The acting in this pretty terrible from top to bottom. Patrick Wayne plays the titular sailor, and he does it with almost a complete lack of charisma. They must have hired him because of his sailing abilities. He's so bad in his initial scenes that I thought he was dubbed, and when he finally gets to display some action-hero sword play, his movements are slow and clumsy. He can't get that right either. I guess that troglodyte wasn't originally going to be animated, and then Harryhausen didn't like the look of the guy in make-up playing him and stop-animated one instead. He should have animated Sinbad, too.
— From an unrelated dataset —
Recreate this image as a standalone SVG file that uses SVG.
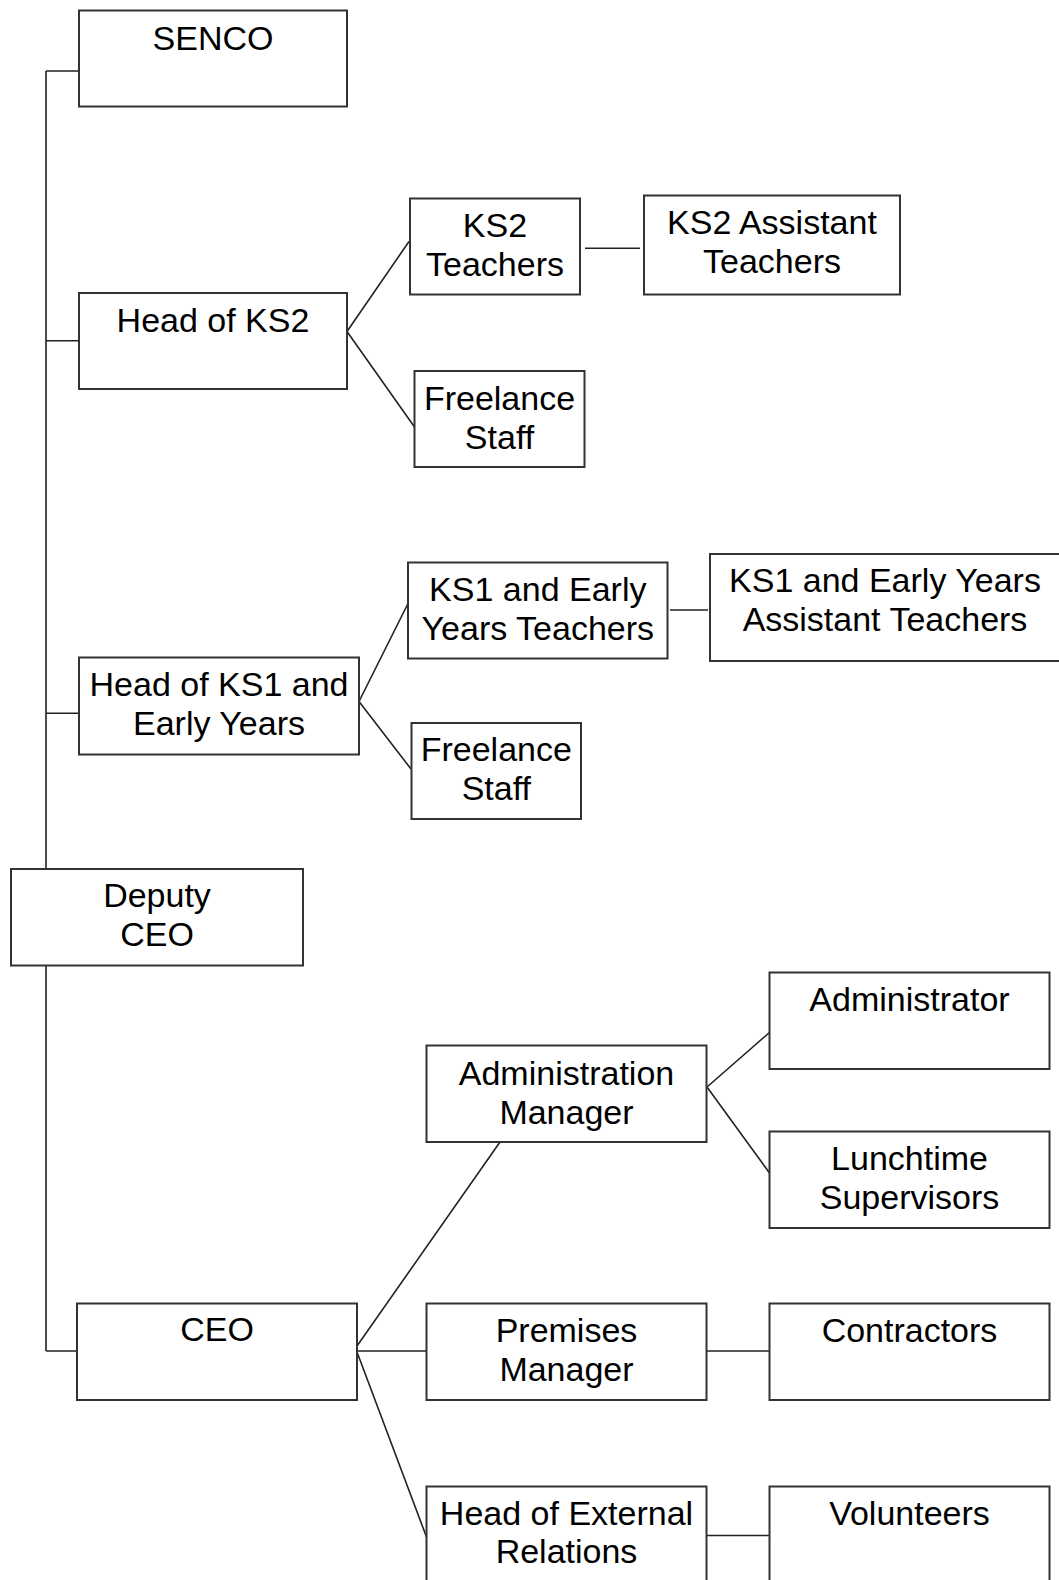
<svg xmlns="http://www.w3.org/2000/svg" width="1059" height="1580" viewBox="0 0 1059 1580">
<style>
.box{fill:#fff;stroke:#333;stroke-width:2}
.lbl{font-family:"Liberation Sans",Arial,sans-serif;font-size:34px;fill:#000;text-anchor:middle}
.con{fill:none;stroke:#222;stroke-width:1.6}
</style>
<rect width="1059" height="1580" fill="#fff"/>
<g id="connectors">
<path class="con" d="M46,71 V869 M46,965.5 V1351 M46,71 H79 M46,340.7 H79 M46,713.3 H79 M46,1351 H77"/>
<path class="con" d="M347,331.5 L409,241.5 M347,331.5 L414.5,427 M585,248.3 H640"/>
<path class="con" d="M359,701.5 L408,603.5 M359,701.5 L411,769 M670,610 H708"/>
<path class="con" d="M707,1087 L769.5,1032.5 M707,1087 L769.5,1173"/>
<path class="con" d="M357,1346 L500,1142 M357,1351 H426.5 M357,1352 L426.5,1537 M707,1351 H769.5 M707,1535.5 H769.5"/>
</g>
<g id="senco"><rect class="box" x="79" y="10.5" width="268" height="96"/><text class="lbl" x="213" y="49.5">SENCO</text></g>
<g id="head_ks2"><rect class="box" x="79" y="293" width="268" height="96"/><text class="lbl" x="213" y="331.5">Head of KS2</text></g>
<g id="ks2_teachers"><rect class="box" x="410" y="198.5" width="170" height="96"/><text class="lbl" x="495" y="237">KS2</text><text class="lbl" x="495" y="276">Teachers</text></g>
<g id="ks2_assistant"><rect class="box" x="644" y="195.5" width="256" height="99"/><text class="lbl" x="772" y="234.3">KS2 Assistant</text><text class="lbl" x="772" y="273.3">Teachers</text></g>
<g id="freelance_ks2"><rect class="box" x="414.5" y="371" width="170" height="96"/><text class="lbl" x="499.5" y="410">Freelance</text><text class="lbl" x="499.5" y="448.5">Staff</text></g>
<g id="ks1_teachers"><rect class="box" x="408" y="562.5" width="259.5" height="96"/><text class="lbl" x="537.8" y="601">KS1 and Early</text><text class="lbl" x="537.8" y="639.5">Years Teachers</text></g>
<g id="ks1_assistant"><rect class="box" x="710" y="554" width="356" height="107"/><text class="lbl" x="885" y="592.3">KS1 and Early Years</text><text class="lbl" x="885" y="631">Assistant Teachers</text></g>
<g id="head_ks1"><rect class="box" x="79" y="657.5" width="280" height="97"/><text class="lbl" x="219" y="696">Head of KS1 and</text><text class="lbl" x="219" y="735">Early Years</text></g>
<g id="freelance_ks1"><rect class="box" x="411.5" y="723" width="169.5" height="96"/><text class="lbl" x="496.3" y="760.5">Freelance</text><text class="lbl" x="496.3" y="799.5">Staff</text></g>
<g id="deputy_ceo"><rect class="box" x="11" y="869" width="292" height="96.5"/><text class="lbl" x="157" y="906.7">Deputy</text><text class="lbl" x="157" y="946">CEO</text></g>
<g id="administrator"><rect class="box" x="769.5" y="972.5" width="280" height="96.5"/><text class="lbl" x="909.5" y="1010.7">Administrator</text></g>
<g id="admin_manager"><rect class="box" x="426.5" y="1045.5" width="280" height="96.5"/><text class="lbl" x="566.5" y="1085">Administration</text><text class="lbl" x="566.5" y="1123.5">Manager</text></g>
<g id="lunchtime"><rect class="box" x="769.5" y="1131.5" width="280" height="96.5"/><text class="lbl" x="909.5" y="1170">Lunchtime</text><text class="lbl" x="909.5" y="1208.5">Supervisors</text></g>
<g id="ceo"><rect class="box" x="77" y="1303.5" width="280" height="96.5"/><text class="lbl" x="217" y="1341">CEO</text></g>
<g id="premises"><rect class="box" x="426.5" y="1303.5" width="280" height="96.5"/><text class="lbl" x="566.5" y="1342.3">Premises</text><text class="lbl" x="566.5" y="1380.7">Manager</text></g>
<g id="contractors"><rect class="box" x="769.5" y="1303.5" width="280" height="96.5"/><text class="lbl" x="909.5" y="1341.7">Contractors</text></g>
<g id="head_external"><rect class="box" x="426.5" y="1486.5" width="280" height="97"/><text class="lbl" x="566.5" y="1525">Head of External</text><text class="lbl" x="566.5" y="1563.3">Relations</text></g>
<g id="volunteers"><rect class="box" x="769.5" y="1486.5" width="280" height="97"/><text class="lbl" x="909.5" y="1525">Volunteers</text></g>
</svg>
Jane Seymour is really overdoing things, but she's fetching and has a cute bellybutton.

The worst performer is probably Patrick Troughton, one of the doctors on Doctor Who. I haven't seen any of his episodes, and I'm sure he's a charming incarnation of that beloved character, but in this movie, he seems confused. It probably doesn't help that his character, proclaimed as some sort of mystic sage, is a bit of a dumbass.

This is poorly edited with all these reaction shots that are completely unnecessary, and the story kind of stumbles throughout and isn't paced all that well. But the effects are top notch and a lot of fun. Harryhausen completists definitely won't be disappointed.